## Dataset extract

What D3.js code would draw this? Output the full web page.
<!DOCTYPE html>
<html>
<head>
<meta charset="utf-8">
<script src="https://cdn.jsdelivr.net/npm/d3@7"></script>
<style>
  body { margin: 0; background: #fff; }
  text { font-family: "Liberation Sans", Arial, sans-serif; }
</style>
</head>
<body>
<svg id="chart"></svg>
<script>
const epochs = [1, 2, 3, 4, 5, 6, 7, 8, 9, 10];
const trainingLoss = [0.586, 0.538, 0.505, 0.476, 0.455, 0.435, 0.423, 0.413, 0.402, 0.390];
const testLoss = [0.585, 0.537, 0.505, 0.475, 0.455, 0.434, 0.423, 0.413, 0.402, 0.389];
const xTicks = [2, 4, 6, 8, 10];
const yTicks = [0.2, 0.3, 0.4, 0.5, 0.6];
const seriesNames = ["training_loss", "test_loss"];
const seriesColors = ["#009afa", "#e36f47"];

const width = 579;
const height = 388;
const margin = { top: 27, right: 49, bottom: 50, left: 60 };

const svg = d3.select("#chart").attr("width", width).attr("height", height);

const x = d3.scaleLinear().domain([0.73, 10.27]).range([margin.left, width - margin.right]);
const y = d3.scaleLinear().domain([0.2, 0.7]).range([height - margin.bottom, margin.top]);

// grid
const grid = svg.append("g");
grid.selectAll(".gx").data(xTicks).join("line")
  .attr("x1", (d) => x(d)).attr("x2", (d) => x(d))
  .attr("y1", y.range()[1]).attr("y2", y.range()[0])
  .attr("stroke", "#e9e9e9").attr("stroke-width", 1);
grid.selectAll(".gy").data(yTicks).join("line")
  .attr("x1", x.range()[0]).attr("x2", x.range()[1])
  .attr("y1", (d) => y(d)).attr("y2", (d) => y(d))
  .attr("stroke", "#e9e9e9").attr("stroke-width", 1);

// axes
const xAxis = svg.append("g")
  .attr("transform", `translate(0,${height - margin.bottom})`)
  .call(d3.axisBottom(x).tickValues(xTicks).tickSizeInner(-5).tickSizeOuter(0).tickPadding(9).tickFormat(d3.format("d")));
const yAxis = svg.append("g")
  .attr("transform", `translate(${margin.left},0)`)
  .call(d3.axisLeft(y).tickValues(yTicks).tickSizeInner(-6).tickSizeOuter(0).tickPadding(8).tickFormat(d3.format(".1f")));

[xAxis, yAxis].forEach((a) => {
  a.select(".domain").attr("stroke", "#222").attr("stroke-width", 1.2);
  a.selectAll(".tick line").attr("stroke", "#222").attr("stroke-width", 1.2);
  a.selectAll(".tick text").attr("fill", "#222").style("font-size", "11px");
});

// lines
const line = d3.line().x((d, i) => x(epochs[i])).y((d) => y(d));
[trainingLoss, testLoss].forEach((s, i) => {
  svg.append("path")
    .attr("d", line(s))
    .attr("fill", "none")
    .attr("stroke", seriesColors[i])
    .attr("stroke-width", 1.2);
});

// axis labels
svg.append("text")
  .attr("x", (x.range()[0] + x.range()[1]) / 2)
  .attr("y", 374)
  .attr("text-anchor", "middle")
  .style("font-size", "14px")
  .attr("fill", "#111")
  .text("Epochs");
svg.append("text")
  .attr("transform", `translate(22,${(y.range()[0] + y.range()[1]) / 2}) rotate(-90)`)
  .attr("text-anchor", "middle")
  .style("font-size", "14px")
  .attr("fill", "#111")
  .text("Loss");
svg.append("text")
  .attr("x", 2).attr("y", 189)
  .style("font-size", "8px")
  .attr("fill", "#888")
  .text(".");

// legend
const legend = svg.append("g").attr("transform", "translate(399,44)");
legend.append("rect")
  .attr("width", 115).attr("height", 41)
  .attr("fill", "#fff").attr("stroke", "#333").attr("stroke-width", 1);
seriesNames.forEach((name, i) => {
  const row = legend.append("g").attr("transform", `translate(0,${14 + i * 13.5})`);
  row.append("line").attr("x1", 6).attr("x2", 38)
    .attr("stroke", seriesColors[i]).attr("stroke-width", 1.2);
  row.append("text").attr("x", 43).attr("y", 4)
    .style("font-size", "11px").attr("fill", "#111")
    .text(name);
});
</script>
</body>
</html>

## Written task
Return all the data above once more, precisely as given.

## Exercise response
What D3.js code would draw this? Output the full web page.
<!DOCTYPE html>
<html>
<head>
<meta charset="utf-8">
<script src="https://cdn.jsdelivr.net/npm/d3@7"></script>
<style>
  body { margin: 0; background: #fff; }
  text { font-family: "Liberation Sans", Arial, sans-serif; }
</style>
</head>
<body>
<svg id="chart"></svg>
<script>
const epochs = [1, 2, 3, 4, 5, 6, 7, 8, 9, 10];
const trainingLoss = [0.586, 0.538, 0.505, 0.476, 0.455, 0.435, 0.423, 0.413, 0.402, 0.390];
const testLoss = [0.585, 0.537, 0.505, 0.475, 0.455, 0.434, 0.423, 0.413, 0.402, 0.389];
const xTicks = [2, 4, 6, 8, 10];
const yTicks = [0.2, 0.3, 0.4, 0.5, 0.6];
const seriesNames = ["training_loss", "test_loss"];
const seriesColors = ["#009afa", "#e36f47"];

const width = 579;
const height = 388;
const margin = { top: 27, right: 49, bottom: 50, left: 60 };

const svg = d3.select("#chart").attr("width", width).attr("height", height);

const x = d3.scaleLinear().domain([0.73, 10.27]).range([margin.left, width - margin.right]);
const y = d3.scaleLinear().domain([0.2, 0.7]).range([height - margin.bottom, margin.top]);

// grid
const grid = svg.append("g");
grid.selectAll(".gx").data(xTicks).join("line")
  .attr("x1", (d) => x(d)).attr("x2", (d) => x(d))
  .attr("y1", y.range()[1]).attr("y2", y.range()[0])
  .attr("stroke", "#e9e9e9").attr("stroke-width", 1);
grid.selectAll(".gy").data(yTicks).join("line")
  .attr("x1", x.range()[0]).attr("x2", x.range()[1])
  .attr("y1", (d) => y(d)).attr("y2", (d) => y(d))
  .attr("stroke", "#e9e9e9").attr("stroke-width", 1);

// axes
const xAxis = svg.append("g")
  .attr("transform", `translate(0,${height - margin.bottom})`)
  .call(d3.axisBottom(x).tickValues(xTicks).tickSizeInner(-5).tickSizeOuter(0).tickPadding(9).tickFormat(d3.format("d")));
const yAxis = svg.append("g")
  .attr("transform", `translate(${margin.left},0)`)
  .call(d3.axisLeft(y).tickValues(yTicks).tickSizeInner(-6).tickSizeOuter(0).tickPadding(8).tickFormat(d3.format(".1f")));

[xAxis, yAxis].forEach((a) => {
  a.select(".domain").attr("stroke", "#222").attr("stroke-width", 1.2);
  a.selectAll(".tick line").attr("stroke", "#222").attr("stroke-width", 1.2);
  a.selectAll(".tick text").attr("fill", "#222").style("font-size", "11px");
});

// lines
const line = d3.line().x((d, i) => x(epochs[i])).y((d) => y(d));
[trainingLoss, testLoss].forEach((s, i) => {
  svg.append("path")
    .attr("d", line(s))
    .attr("fill", "none")
    .attr("stroke", seriesColors[i])
    .attr("stroke-width", 1.2);
});

// axis labels
svg.append("text")
  .attr("x", (x.range()[0] + x.range()[1]) / 2)
  .attr("y", 374)
  .attr("text-anchor", "middle")
  .style("font-size", "14px")
  .attr("fill", "#111")
  .text("Epochs");
svg.append("text")
  .attr("transform", `translate(22,${(y.range()[0] + y.range()[1]) / 2}) rotate(-90)`)
  .attr("text-anchor", "middle")
  .style("font-size", "14px")
  .attr("fill", "#111")
  .text("Loss");
svg.append("text")
  .attr("x", 2).attr("y", 189)
  .style("font-size", "8px")
  .attr("fill", "#888")
  .text(".");

// legend
const legend = svg.append("g").attr("transform", "translate(399,44)");
legend.append("rect")
  .attr("width", 115).attr("height", 41)
  .attr("fill", "#fff").attr("stroke", "#333").attr("stroke-width", 1);
seriesNames.forEach((name, i) => {
  const row = legend.append("g").attr("transform", `translate(0,${14 + i * 13.5})`);
  row.append("line").attr("x1", 6).attr("x2", 38)
    .attr("stroke", seriesColors[i]).attr("stroke-width", 1.2);
  row.append("text").attr("x", 43).attr("y", 4)
    .style("font-size", "11px").attr("fill", "#111")
    .text(name);
});
</script>
</body>
</html>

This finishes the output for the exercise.